Rich Tuckwell-Skuda: Yeah, I mean, and, and that's the point. I mean, we are going to, we are going to the processes that we have aligned with, and we are getting wholesale rates of processing direct from Visa direct, from MasterCard, throughout. We, we are getting the best rate we possibly can, and I'm not marking it up by 5% to make a profit.
I'm not mandating anybody using my software because payment and processing is the only way I'm making any money. I know what my software's worth, I know what my platform is worth. You're gonna pay for that because that costs, it's a 10th of the price that you are paying now anyway, and replaces 15 different pieces of software.
So it's significantly cheaper, but more importantly, I'm now saving you 5% or 3%, 2% on your payment processing. It's a win-win. I mean, and, and if you don't want me making a percent, oh well. Go somewhere else. Go go to the other eCommerce platform that does all this stuff for you and saves you hundreds of thousands of dollars and your team tens of hours of reconciliation time and management and stress.
And
Adam Mogelonsky: Yeah, the, the, the total cost involved in just managing payments. Uh, but I'm just looking at it straight as, uh, saving, saving basis points off of a top line, uh, in terms of payment.
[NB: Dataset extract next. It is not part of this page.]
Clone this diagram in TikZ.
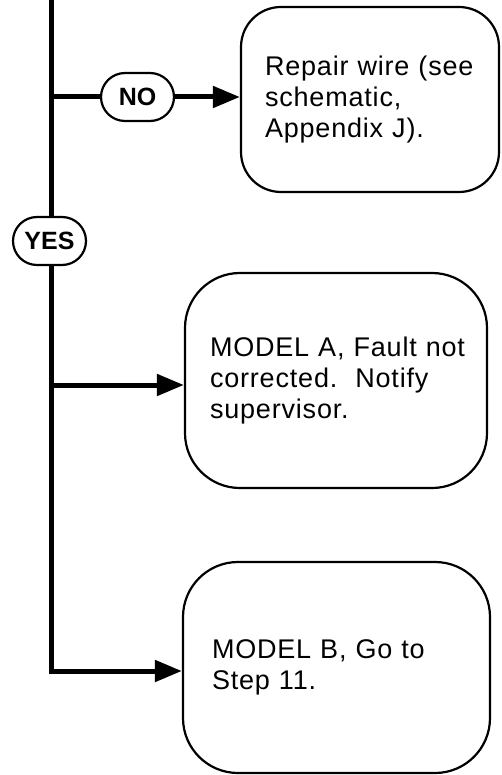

That alone can give a hotel enough bandwidth to put back into buying a whole other person just to work with Albi and set up those relationships to add more things to the cart possibility, and thereby unlock totally new forms of revenue to then fuel, uh, further guest experience expansions it.
Rich Tuckwell-Skuda: and, and if you think logically. We know that 40% of all travel is multi destination. It's not point A point B, it's point a, point B point, at least sometimes four or five different journeys. Well, if I am ho, if I am any of the hotels in that, in that journey, and let's say your average hotel is $2,000.
If you're going on a, on a three or four day business trip, you're in the middle of nowhere. The hotel is 800 bucks. You've got all this other stuff you need to add to it. You know, if I'm running 5% of that, that that's another room night. In my own hotel, I only used to do that five times a day, and my hotel just got five rooms bigger, 365 days a year because every single guest gets the same experience in every single engine.
So, yeah, and mean we're working with some fairly major software partners. So, so the plan for this, uh, all the, all the, what has been already kind of put into place here, there'll be at least 67,000 hotels. I'll be in the next year and a half.
Adam Mogelonsky: Wow.
Rich Tuckwell-Skuda: There'll be at least 10 Aries plus flights, plus car plus cruisers.
So I, all different providers working together.
Adam Mogelonsky: therein the question is, uh, you know, you've, you've only been developing this for 18 months. How do you manage that rapid scale of onboarding new accounts?
Rich Tuckwell-Skuda: we have been a recruiting team from day one. Um, so we, I think at the moment we have five developer positions. Outstanding. We have five onboarding. We have a full implementations team. We're already quite a big company. We're, we're like 60 plus people. Um, and most of those people are tech and onboarding project management for, for new clients.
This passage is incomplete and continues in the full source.